* START *

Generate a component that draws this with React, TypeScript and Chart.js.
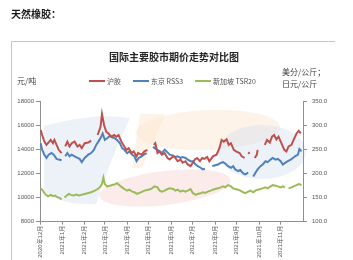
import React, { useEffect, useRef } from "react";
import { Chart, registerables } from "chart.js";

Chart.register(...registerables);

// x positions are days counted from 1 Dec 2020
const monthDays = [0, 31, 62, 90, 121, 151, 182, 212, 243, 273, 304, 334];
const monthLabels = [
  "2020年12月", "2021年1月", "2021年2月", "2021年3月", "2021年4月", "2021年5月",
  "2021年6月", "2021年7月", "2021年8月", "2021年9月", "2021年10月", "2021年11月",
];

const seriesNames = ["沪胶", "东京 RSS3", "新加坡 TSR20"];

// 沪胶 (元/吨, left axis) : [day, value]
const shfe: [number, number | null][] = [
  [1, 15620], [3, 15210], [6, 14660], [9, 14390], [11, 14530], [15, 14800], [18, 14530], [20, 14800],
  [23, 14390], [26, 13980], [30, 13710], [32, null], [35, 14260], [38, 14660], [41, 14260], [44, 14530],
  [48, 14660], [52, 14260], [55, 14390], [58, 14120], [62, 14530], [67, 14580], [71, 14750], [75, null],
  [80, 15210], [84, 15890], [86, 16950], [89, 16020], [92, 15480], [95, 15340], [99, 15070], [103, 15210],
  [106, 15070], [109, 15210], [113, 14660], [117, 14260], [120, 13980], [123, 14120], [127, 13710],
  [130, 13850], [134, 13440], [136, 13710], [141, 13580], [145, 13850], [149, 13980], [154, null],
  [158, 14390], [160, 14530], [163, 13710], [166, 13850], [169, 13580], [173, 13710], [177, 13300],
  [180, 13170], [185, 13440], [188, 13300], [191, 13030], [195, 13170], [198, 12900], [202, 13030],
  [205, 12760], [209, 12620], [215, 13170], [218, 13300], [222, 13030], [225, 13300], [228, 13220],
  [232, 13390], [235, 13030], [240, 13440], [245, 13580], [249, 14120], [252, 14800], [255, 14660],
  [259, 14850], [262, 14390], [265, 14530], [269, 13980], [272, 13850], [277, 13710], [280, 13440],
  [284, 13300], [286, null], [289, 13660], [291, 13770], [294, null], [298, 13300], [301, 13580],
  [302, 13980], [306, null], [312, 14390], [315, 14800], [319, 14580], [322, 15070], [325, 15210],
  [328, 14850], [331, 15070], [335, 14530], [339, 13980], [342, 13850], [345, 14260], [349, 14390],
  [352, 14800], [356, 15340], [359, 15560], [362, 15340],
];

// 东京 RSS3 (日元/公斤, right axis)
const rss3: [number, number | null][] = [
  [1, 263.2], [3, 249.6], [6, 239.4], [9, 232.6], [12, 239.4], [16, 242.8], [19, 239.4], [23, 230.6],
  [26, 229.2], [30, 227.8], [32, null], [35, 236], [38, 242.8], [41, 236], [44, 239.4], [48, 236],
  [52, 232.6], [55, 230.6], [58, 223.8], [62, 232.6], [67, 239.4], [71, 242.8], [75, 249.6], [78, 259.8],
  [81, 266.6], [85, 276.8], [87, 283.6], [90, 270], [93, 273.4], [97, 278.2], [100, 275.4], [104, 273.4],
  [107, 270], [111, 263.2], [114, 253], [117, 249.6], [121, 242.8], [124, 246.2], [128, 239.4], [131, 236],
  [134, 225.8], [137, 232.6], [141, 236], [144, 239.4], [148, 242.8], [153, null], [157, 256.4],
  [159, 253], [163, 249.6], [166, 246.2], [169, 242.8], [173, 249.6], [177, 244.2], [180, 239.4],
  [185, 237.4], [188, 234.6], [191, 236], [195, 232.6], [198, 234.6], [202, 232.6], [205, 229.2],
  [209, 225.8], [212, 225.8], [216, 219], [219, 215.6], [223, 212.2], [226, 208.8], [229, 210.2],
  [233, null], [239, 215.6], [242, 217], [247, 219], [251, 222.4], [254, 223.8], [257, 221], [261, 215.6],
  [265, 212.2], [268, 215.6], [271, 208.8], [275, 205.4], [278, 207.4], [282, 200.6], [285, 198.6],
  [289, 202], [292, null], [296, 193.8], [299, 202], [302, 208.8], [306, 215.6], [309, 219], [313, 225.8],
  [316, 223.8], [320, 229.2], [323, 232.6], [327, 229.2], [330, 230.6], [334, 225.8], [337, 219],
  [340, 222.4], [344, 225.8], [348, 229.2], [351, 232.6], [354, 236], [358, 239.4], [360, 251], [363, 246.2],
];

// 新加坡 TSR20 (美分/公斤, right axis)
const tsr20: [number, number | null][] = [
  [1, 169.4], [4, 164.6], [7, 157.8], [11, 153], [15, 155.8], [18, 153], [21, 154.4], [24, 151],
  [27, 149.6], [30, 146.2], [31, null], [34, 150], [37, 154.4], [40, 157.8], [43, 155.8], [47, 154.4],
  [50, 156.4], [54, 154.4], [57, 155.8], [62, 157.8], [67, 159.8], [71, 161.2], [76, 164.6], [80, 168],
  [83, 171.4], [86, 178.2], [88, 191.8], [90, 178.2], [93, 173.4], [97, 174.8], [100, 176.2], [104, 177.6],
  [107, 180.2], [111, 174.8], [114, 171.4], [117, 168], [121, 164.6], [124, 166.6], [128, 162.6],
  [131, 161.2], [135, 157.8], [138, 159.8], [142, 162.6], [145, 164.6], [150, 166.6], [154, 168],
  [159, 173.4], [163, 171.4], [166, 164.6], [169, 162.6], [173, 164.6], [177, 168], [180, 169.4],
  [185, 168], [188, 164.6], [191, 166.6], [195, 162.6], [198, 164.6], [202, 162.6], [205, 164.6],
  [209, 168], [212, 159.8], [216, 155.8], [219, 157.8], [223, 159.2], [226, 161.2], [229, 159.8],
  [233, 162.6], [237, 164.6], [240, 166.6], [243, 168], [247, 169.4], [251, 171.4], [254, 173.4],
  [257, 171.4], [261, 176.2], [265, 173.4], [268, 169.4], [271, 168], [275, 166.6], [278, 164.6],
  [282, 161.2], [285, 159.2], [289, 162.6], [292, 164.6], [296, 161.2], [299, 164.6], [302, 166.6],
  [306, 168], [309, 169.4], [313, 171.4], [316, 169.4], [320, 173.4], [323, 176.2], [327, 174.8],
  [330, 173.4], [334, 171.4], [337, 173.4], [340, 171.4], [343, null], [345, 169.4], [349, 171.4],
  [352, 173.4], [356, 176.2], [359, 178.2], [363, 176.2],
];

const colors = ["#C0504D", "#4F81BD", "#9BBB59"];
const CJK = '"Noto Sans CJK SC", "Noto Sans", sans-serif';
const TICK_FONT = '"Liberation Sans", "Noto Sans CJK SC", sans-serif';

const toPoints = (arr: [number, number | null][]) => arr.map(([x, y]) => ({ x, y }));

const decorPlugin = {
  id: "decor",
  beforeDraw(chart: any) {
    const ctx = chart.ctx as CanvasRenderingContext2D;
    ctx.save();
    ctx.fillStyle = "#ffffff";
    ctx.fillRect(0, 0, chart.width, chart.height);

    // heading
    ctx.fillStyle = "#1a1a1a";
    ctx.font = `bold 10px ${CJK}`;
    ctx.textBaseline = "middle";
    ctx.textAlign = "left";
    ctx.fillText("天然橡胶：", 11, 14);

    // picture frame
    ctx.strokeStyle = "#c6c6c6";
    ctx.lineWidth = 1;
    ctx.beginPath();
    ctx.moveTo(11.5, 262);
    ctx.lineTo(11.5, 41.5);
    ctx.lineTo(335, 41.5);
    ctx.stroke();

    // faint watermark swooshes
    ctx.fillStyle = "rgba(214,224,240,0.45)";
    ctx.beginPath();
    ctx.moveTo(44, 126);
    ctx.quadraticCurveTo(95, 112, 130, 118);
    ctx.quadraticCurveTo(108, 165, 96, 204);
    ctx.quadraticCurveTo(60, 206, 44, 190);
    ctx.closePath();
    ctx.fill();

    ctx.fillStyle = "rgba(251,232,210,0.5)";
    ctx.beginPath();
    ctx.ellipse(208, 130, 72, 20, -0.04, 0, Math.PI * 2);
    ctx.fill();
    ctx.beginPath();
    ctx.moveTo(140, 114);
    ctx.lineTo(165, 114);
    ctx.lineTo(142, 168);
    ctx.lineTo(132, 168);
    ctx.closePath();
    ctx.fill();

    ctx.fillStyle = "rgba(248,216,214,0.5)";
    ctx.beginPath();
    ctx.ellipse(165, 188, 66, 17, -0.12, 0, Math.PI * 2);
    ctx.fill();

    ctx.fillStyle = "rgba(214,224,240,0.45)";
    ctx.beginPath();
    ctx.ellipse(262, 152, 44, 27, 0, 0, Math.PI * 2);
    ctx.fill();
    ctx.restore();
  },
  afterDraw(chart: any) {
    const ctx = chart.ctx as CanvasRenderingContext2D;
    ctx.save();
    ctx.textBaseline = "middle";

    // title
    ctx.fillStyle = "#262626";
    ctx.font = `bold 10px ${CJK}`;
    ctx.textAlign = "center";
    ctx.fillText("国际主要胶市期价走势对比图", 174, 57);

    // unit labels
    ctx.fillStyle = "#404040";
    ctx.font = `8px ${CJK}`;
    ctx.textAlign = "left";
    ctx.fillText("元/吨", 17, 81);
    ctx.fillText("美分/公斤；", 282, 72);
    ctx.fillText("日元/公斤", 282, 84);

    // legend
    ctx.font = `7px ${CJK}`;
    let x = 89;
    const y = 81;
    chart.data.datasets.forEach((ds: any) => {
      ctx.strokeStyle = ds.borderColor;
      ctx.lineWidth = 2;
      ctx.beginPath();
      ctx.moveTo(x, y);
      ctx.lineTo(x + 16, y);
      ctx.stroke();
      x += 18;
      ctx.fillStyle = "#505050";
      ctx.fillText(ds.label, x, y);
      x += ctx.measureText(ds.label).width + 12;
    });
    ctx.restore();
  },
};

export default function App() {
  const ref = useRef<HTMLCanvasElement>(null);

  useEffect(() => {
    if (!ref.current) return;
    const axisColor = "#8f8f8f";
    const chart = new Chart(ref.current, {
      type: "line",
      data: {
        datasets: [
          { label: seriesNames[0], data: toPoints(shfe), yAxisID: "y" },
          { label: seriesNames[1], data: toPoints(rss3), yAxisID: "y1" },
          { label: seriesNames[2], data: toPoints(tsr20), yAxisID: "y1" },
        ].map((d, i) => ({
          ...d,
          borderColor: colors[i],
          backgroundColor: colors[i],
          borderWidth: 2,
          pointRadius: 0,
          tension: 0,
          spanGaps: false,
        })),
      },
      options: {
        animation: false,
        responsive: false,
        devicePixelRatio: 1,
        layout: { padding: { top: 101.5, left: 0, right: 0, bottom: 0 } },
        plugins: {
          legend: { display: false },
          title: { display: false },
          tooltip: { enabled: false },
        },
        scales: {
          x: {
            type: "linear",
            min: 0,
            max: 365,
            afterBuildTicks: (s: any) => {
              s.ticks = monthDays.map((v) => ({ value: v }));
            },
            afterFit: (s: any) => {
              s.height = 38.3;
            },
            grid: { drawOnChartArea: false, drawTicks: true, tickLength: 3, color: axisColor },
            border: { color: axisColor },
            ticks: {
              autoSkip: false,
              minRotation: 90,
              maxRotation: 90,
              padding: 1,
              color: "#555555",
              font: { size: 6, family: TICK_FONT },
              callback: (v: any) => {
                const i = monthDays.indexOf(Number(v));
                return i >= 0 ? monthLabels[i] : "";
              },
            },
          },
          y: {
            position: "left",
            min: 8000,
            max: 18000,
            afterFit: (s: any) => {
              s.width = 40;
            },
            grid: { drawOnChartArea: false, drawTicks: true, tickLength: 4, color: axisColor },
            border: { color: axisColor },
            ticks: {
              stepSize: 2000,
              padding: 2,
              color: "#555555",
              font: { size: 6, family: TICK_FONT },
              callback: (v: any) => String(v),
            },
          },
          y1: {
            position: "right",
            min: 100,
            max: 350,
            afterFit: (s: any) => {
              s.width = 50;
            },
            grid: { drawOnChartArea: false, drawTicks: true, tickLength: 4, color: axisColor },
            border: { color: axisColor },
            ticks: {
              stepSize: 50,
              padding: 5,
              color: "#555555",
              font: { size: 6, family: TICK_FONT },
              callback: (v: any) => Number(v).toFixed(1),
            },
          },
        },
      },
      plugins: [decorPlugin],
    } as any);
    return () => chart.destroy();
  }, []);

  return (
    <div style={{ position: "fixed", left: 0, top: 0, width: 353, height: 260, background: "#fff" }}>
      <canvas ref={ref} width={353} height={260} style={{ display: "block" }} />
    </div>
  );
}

* END *
* START *

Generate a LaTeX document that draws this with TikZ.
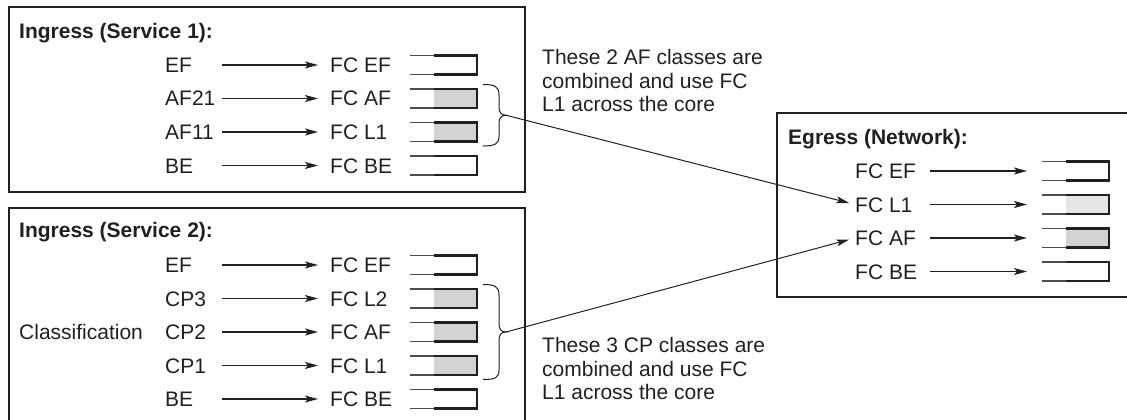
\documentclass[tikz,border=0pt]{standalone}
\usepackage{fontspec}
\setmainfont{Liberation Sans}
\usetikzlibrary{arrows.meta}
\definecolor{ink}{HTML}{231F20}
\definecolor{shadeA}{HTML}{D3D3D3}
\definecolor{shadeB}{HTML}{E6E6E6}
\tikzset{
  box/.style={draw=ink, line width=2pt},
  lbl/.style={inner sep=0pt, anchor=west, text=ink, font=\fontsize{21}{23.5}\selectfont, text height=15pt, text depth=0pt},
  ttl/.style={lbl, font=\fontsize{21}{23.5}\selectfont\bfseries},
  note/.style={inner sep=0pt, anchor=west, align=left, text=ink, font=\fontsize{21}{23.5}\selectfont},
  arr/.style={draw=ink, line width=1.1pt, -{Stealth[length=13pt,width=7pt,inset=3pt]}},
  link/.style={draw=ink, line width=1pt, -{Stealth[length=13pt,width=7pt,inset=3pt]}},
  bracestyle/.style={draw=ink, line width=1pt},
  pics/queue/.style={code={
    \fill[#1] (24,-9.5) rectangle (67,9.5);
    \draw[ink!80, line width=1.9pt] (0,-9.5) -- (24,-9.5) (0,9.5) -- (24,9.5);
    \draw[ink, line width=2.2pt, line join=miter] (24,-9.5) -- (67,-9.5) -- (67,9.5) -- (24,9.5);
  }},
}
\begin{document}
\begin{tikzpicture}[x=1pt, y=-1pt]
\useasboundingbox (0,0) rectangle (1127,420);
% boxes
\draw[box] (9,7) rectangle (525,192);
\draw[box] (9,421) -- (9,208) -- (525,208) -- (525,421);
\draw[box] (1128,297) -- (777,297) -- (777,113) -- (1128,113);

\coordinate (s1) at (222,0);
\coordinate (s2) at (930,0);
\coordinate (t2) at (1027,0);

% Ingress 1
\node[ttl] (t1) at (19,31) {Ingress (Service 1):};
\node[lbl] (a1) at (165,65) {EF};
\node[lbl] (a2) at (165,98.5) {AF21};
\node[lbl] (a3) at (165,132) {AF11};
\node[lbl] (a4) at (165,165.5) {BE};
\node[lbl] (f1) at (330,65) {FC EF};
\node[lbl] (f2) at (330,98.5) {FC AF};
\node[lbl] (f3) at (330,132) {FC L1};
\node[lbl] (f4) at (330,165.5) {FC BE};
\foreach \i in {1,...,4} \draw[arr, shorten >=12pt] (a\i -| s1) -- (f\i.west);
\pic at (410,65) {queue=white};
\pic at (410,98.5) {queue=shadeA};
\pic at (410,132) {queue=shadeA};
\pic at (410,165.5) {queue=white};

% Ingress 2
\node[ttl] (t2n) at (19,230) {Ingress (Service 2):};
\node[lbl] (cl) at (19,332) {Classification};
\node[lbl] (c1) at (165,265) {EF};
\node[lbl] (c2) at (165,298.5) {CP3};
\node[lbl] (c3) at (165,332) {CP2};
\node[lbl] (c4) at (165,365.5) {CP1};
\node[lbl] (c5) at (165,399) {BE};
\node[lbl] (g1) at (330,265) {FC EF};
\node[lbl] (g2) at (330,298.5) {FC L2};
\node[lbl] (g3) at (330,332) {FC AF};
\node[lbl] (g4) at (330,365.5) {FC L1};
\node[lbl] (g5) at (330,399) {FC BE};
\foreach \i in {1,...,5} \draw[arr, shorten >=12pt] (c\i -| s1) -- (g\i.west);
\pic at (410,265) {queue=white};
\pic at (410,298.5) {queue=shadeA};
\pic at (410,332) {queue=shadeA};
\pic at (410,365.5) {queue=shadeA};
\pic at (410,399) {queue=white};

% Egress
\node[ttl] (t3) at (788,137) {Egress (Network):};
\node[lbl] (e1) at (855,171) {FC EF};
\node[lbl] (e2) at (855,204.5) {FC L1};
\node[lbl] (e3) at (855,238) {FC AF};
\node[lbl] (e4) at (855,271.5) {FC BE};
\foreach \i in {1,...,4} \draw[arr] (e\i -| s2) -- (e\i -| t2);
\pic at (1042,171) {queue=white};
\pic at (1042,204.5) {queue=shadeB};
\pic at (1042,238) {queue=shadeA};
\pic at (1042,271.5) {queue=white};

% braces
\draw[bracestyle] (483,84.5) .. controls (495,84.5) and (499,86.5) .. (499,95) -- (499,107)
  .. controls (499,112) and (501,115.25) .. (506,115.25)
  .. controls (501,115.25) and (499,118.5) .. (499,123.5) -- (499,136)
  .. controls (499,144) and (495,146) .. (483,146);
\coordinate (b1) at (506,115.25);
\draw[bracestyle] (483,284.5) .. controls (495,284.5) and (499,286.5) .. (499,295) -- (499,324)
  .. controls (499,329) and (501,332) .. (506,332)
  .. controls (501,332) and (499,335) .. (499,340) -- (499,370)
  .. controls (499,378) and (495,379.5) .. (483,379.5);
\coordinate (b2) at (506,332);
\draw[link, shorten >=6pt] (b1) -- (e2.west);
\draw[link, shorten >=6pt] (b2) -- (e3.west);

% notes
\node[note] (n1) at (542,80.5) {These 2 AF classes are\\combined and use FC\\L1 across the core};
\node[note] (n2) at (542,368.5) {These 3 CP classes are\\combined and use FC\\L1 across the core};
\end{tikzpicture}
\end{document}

* END *

Task prompt: Leave the pictures aside and restate exactly the lines from the one containing "Generate a component" to the one containing "Chart.register(...registerables);", those two lines included.

Output of the task:
Generate a component that draws this with React, TypeScript and Chart.js.
import React, { useEffect, useRef } from "react";
import { Chart, registerables } from "chart.js";

Chart.register(...registerables);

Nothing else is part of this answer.